Execution watch-list (0–12 months)

  • A public 2026 calendar with venues under LOI or contract.
  • Named distribution partners with minimum content guarantees.
  • Anchor sponsors signed early, a strong signal for unit economics.

Deal snapshot

  • Company: IDL (International Dance League)
  • Amount: $7M Seed (Nov 3, 2025)
  • Lead: Elysian Park Ventures
  • Additional investors: KB Partners, APEX, plus named angels from brand/sports media
  • Sectors (Fundz): Performing Arts; Sports
  • Likely use of proceeds: league ops, event production, media partnerships, athlete programs, team onboarding

About the data (Fundz)

Company name, round size, date, location, and sector tags reflect Fundz records for Nov 3, 2025. Investor details align with the deal announcement and dataset context.

Investor Lens & Actionable Take

IDL is a classic format-plus-distribution play. The capital isn’t just for more events; it’s for the operating system rules, production templates, calendar certainty, and the branding and media packaging that turns performances into episodic content. The thesis works if the league can lock venues, publish a credible 2026 schedule, and secure distribution terms that guarantee deliverables rather than optional exposure.

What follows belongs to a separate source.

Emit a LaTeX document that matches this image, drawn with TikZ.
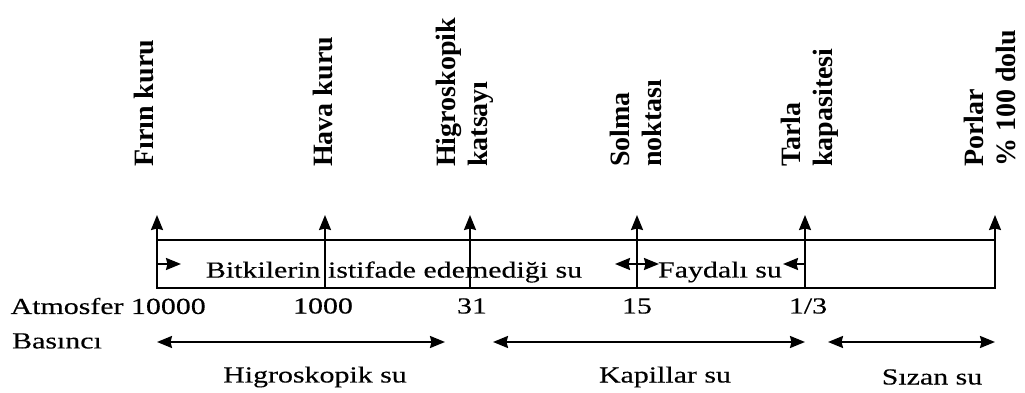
\documentclass[tikz,border=0pt]{standalone}
\usepackage{fontspec}
\setmainfont{Liberation Serif}
\newfontfamily\widefont{Liberation Serif}[FakeStretch=1.3, FakeBold=0.3]
\usepackage{tikz}
\usetikzlibrary{positioning, arrows.meta}
\tikzset{
	head/.tip={Stealth[length=15pt,width=12pt,inset=1.5pt]}, % filled heads
	bold line/.style={line width=2pt}, % lines of the drawing
	level/.style={font=\bfseries\fontsize{28}{32}\selectfont, rotate=90, anchor=west, align=left, inner sep=0pt}, % names over the levels
	plain/.style={font=\widefont\fontsize{23}{26}\selectfont, inner sep=0pt}, % all other text
}

\begin{document}
\begin{tikzpicture}[x=1pt,y=1pt]
	\useasboundingbox (0,0) rectangle (1025,393);
	% foot of each level line
	\coordinate (a1) at (157,105);
	\coordinate (a2) at (325,105);
	\coordinate (a3) at (470,105);
	\coordinate (a4) at (637,105);
	\coordinate (a5) at (805,105);
	\coordinate (a6) at (995,105);
	% arrow tips
	\coordinate[above=73pt of a1] (t1);
	\coordinate[above=73pt of a2] (t2);
	\coordinate[above=73pt of a3] (t3);
	\coordinate[above=73pt of a4] (t4);
	\coordinate[above=73pt of a5] (t5);
	\coordinate[above=73pt of a6] (t6);
	\coordinate[above=48pt of a6] (c6);
	\draw[bold line] (a1) rectangle (c6);
	\draw[bold line, -head] (a1) -- (t1);
	\draw[bold line, -head] (a2) -- (t2);
	\draw[bold line, -head] (a3) -- (t3);
	\draw[bold line, -head] (a4) -- (t4);
	\draw[bold line, -head] (a5) -- (t5);
	\draw[bold line, -head] (a6) -- (t6);
	% names of the levels
	\node[level] (firin) at (144,226) {Fırın kuru};
	\node[level] (hava) at (323,226) {Hava kuru};
	\node[level] (higro) at (465,226) {Higroskopik\\katsayı};
	\node[level] (solma) at (636,226) {Solma\\noktası};
	\node[level] (tarla) at (810,226) {Tarla\\kapasitesi};
	\node[level] (porlar) at (990,226) {Porlar\\\% 100 dolu};
	% short arrows in the band
	\coordinate[above=24pt of a1] (m1);
	\coordinate[right=24pt of m1] (m1r);
	\coordinate[above=24pt of a4] (m4);
	\coordinate[left=22pt of m4] (m4l);
	\coordinate[right=22pt of m4] (m4r);
	\coordinate[above=24pt of a5] (m5);
	\coordinate[left=22pt of m5] (m5l);
	\draw[bold line, -head] (m1) -- (m1r);
	\draw[bold line, -head] (m4) -- (m4l);
	\draw[bold line, -head] (m4) -- (m4r);
	\draw[bold line, -head] (m5) -- (m5l);
	\node[plain] (bitki) at (394,121) {Bitkilerin istifade edemediği su};
	\node[plain] (fayda) at (720,121) {Faydalı su};
	% pressure values
	\node[plain, anchor=east] (atm) at (206,87) {Atmosfer 10000};
	\node[plain] (v2) at (323,87) {1000};
	\node[plain] (v3) at (472,87) {31};
	\node[plain] (v4) at (637,87) {15};
	\node[plain] (v5) at (808,87) {1/3};
	\node[plain] (bas) at (57,52) {Basıncı};
	% kinds of water
	\coordinate (h1) at (157,51);
	\coordinate (h2) at (445,51);
	\coordinate (k1) at (493,51);
	\coordinate (k2) at (805,51);
	\coordinate (z1) at (828,51);
	\coordinate (z2) at (995,51);
	\draw[bold line, head-head] (h1) -- (h2);
	\draw[bold line, head-head] (k1) -- (k2);
	\draw[bold line, head-head] (z1) -- (z2);
	\node[plain] (higsu) at (315,16) {Higroskopik su};
	\node[plain] (kapsu) at (665,16) {Kapillar su};
	\node[plain] (sizsu) at (932,16) {Sızan su};
\end{tikzpicture}
\end{document}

Commercial proof should show up before the first final: signed anchor sponsors, a steady content cadence, and cost control on venues and production. If two blue-chip sponsors land and a rights deal is in hand pre-season, this looks like an investable flywheel. If distribution stays self-serve and venues remain provisional, preserve option value and wait for stronger signals.

What to underwrite (focus points):

  • Public 2026 calendar with venues under LOI/contract
  • Named distribution partners (streaming/OTT or sports network) with minimum content guarantees
  • ≥3 anchor sponsors (one category leader) and CPMs that clear production costs

Keep a close eye on unit economics: event P&L (venue costs versus blended ticketing/sponsorship/media), weekly content velocity (not just tentpoles), and the athlete pipeline (academies, combines, tryouts) that keeps storylines alive.

On the board, value-add will matter more than extra dollars;  media packaging, brand sales introductions, and ops support from existing sports properties are the real multipliers here.